To that should be added the pressure from an increasingly desperate Treasurer and Prime Minister, who can see the economic and equally important political dividend that would result, albeit that lower rates also mean there are losers too, in the shape of depositors and retirees who depend on their interest-bearing income.

On the other is the banks' need to satisfy shareholders who are looking to receive higher dividends, which can only be paid out of bigger profits, which, in turn, will drive their share prices higher and make their owners wealthier.
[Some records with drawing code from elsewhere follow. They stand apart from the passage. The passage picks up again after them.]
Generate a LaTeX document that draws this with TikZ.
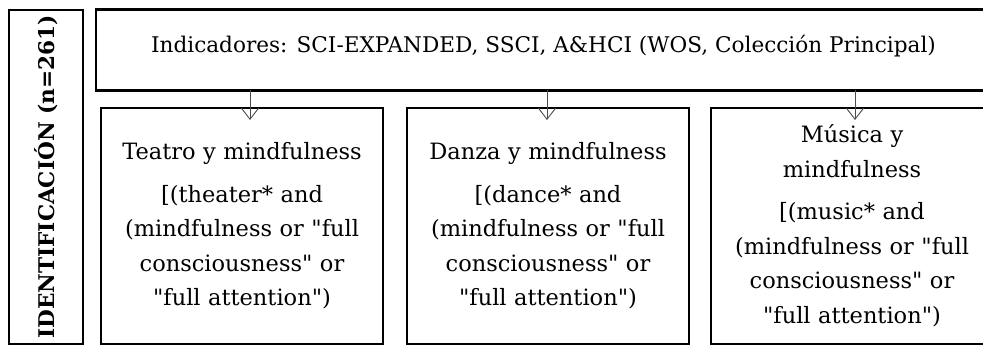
\documentclass[tikz,border=0pt]{standalone}
\usepackage{fontspec}
\setmainfont{DejaVu Serif}[Ligatures=TeXOff]
\usetikzlibrary{positioning, arrows.meta}

\begin{document}
\begin{tikzpicture}[x=1pt, y=1pt, node distance=24pt,
  box/.style={draw, line width=2.2pt, outer sep=0pt, inner sep=0pt, align=center, font=\fontsize{22.5}{34.5}\selectfont},
  query/.style={box, minimum width=282pt, minimum height=236pt, text width=262pt},
  arr/.style={-{Straight Barb[length=11pt, width=17pt, line width=0.9pt]}, line width=0.9pt, color=black!70}]
  \useasboundingbox (0,0) rectangle (983,-347);
  \node[box, rotate=90, minimum width=334pt, minimum height=74pt, font=\fontsize{21.6}{26}\selectfont\bfseries] (ident) at (46,-177) {IDENTIFICACIÓN (n=261)};
  \node[box, anchor=north west, minimum width=895pt, minimum height=81pt, text height=16pt, text depth=10pt, font=\fontsize{21.6}{26}\selectfont] (indic) at (96,-9.5) {Indicadores: SCI-EXPANDED, SSCI, A\&HCI (WOS, Colección Principal)};
  \node[query, anchor=north west] (teatro) at (101,-108) {Teatro y mindfulness\\[8pt][(theater* and\\(mindfulness or "full\\consciousness" or\\"full attention")};
  \node[query, right=of teatro] (danza) {Danza y mindfulness\\[8pt][(dance* and\\(mindfulness or "full\\consciousness" or\\"full attention")};
  \node[query, right=22pt of danza] (musica) {Música y\\mindfulness\\[8pt][(music* and\\(mindfulness or "full\\consciousness" or\\"full attention")};
  \draw[arr] ([xshift=8pt]teatro.north |- indic.south) -- ([xshift=8pt, yshift=-12pt]teatro.north);
  \draw[arr] ([xshift=-1pt]danza.north |- indic.south) -- ([xshift=-1pt, yshift=-12pt]danza.north);
  \draw[arr] ([xshift=3pt]musica.north |- indic.south) -- ([xshift=3pt, yshift=-12pt]musica.north);
\end{tikzpicture}
\end{document}
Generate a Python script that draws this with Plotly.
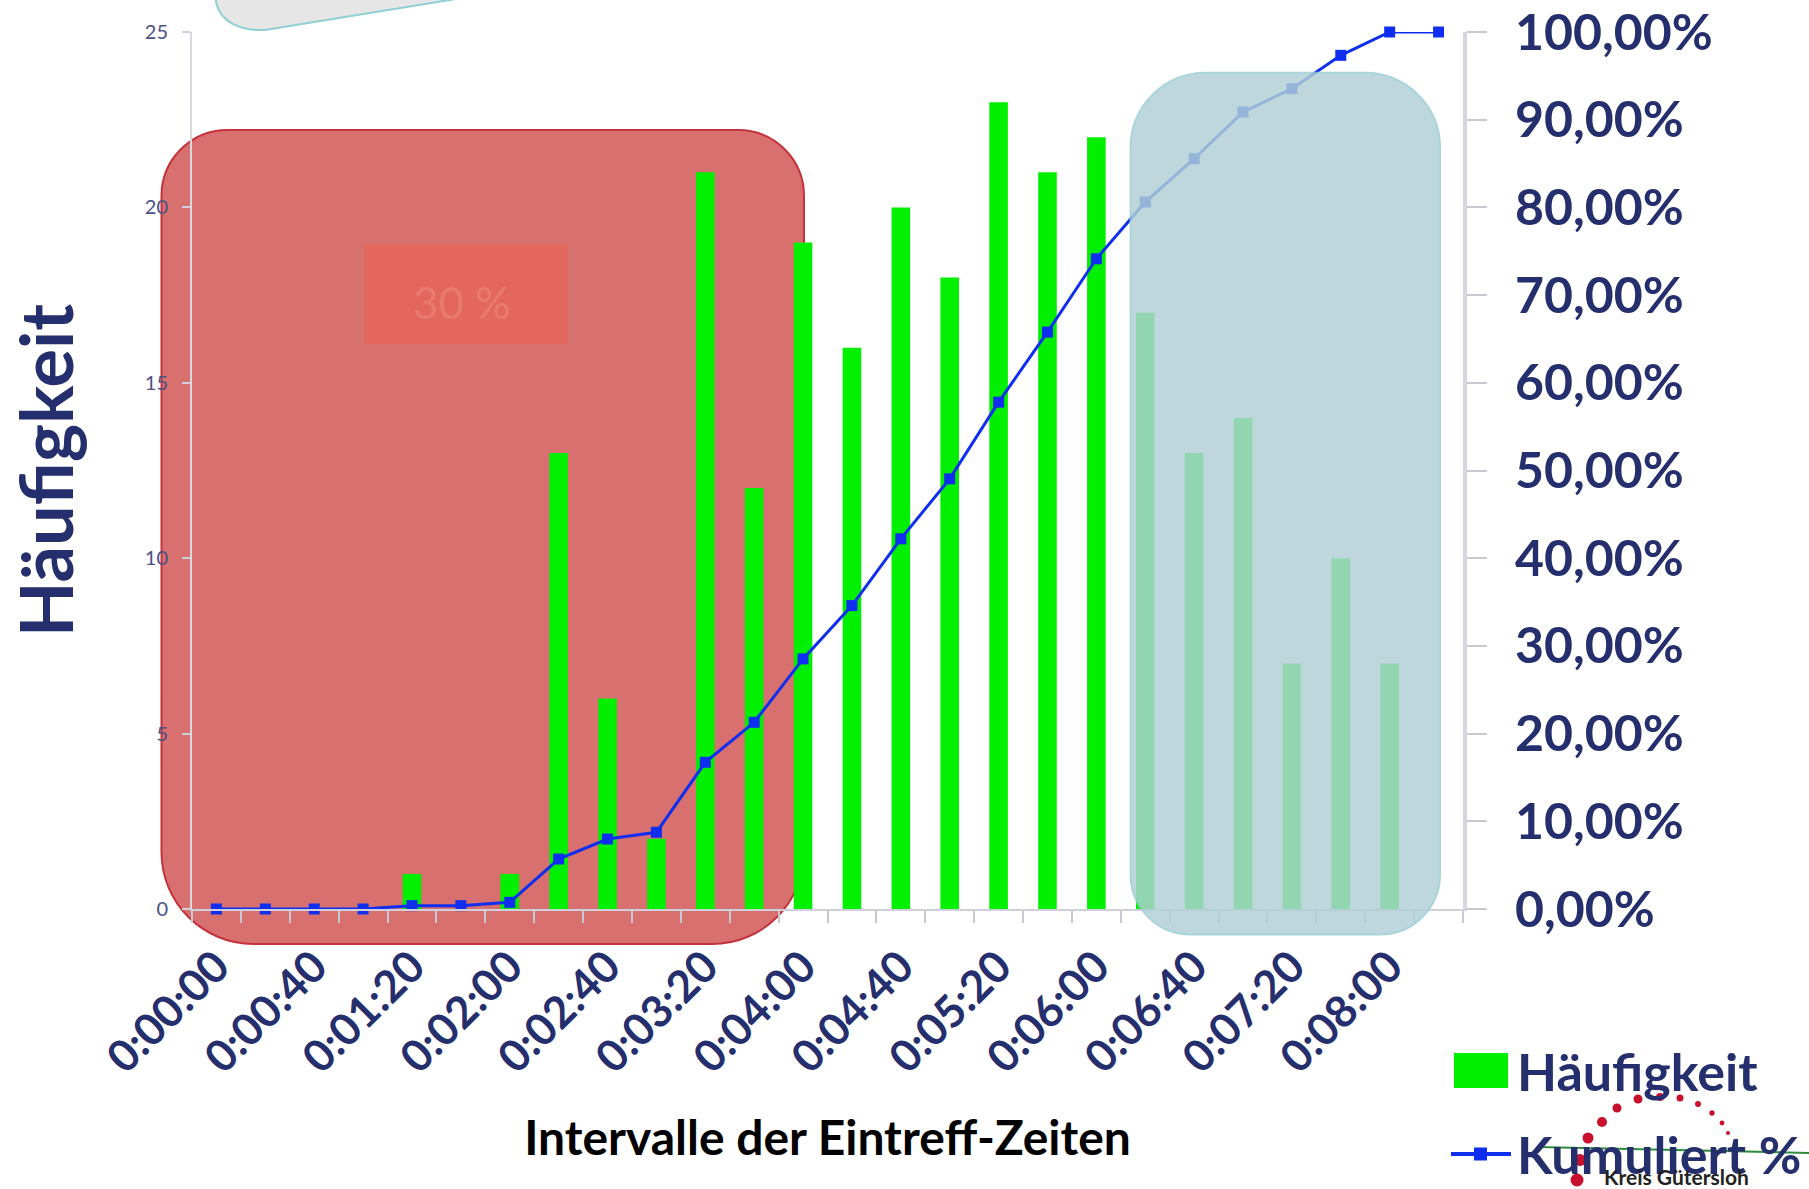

Throw in the fact that many of these people just so happen to be members of the general public, because their superannuation money is invested in the banks, only goes to make that case harder.

It makes for an interesting dilemma, especially when bank-bashing as a national sport has once again been thrust to the fore.

Knowing that the banks can't win against that backdrop, ANZ has opted to try to broaden the argument and underline just how much other factors influence interest rates, not just the RBA's moves, by announcing it will publicly set its rates on every second Friday of the month.

In some cases that could see it wait a full week and a half before responding to an RBA decision as it weighs up what it should do.

To UBS banking analysts Jonathan Mott and Chris Williams, ANZ's decision was a defining moment in the setting of home loan costs.

Highlighting the move to formally decouple standard variable mortgage rates from the RBA's decisions, Mott and Williams said it would allow real rather than perceived costs to be taken into account. It would also give the banks greater flexibility to manage their margins.

But they also had a warning for the wider public. "This is likely to result in increased interest rate volatility for consumers and businesses," they added.

We will know soon enough if that is the case.